Wednesday, August 1, 2012

Taking Shape

August 1st has come and the planning for the upcoming school year is starting to take shape. Next year, all students in my school will have a school g-mail account. This has helped me decide on some of the technology tools that will be used. I have decided that I will integrate the use of Socrative and Google Forms into the class routine as much as possible to help with getting feedback from a much greater cross-section of my classes. While, I do not think it will be possible to be fully paperless, my plan is to go as paperless as possible and use Google Docs and Google Forms for classwork and homework whenever practical and possible.

During the summer, my district has been sponsoring EdTech Tuesdays, (#edcampsummer), based on the edcamp model. As I decide in what ways I will alter my teaching style and incorporate more technology into the classroom, I have found the topics introduced and interaction with other teachers at these gatherings very helpful. One of the most useful observations shared with me was from two high school teachers from my district. They told me that along the path of increased use of technology in their classrooms this past school year, there were many days of failure. I needed to hear that and on days when my plans bomb, will remember their observations to help me keep the faith.

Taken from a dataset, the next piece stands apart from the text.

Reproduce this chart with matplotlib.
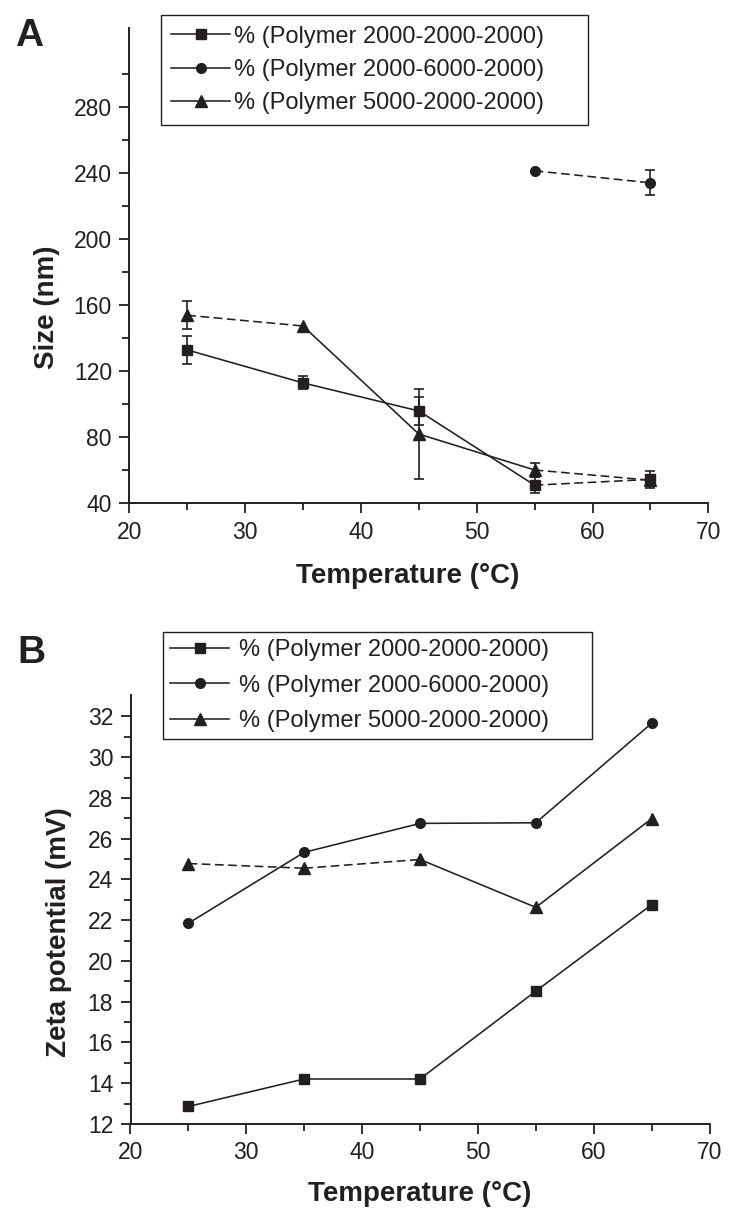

There is plenty of work to be accomplished on the lesson planning front. To give the year a better flow, I need to give much more thought than I have in previous years on the sequencing of individual lessons in each unit. Specific technology tools and Apps to be used in the lessons will have to wait until I have a better idea on the sequencing. I also need to restructure my class website a bit to make it more useful and accessed by my students. It will be a busy month of preparations.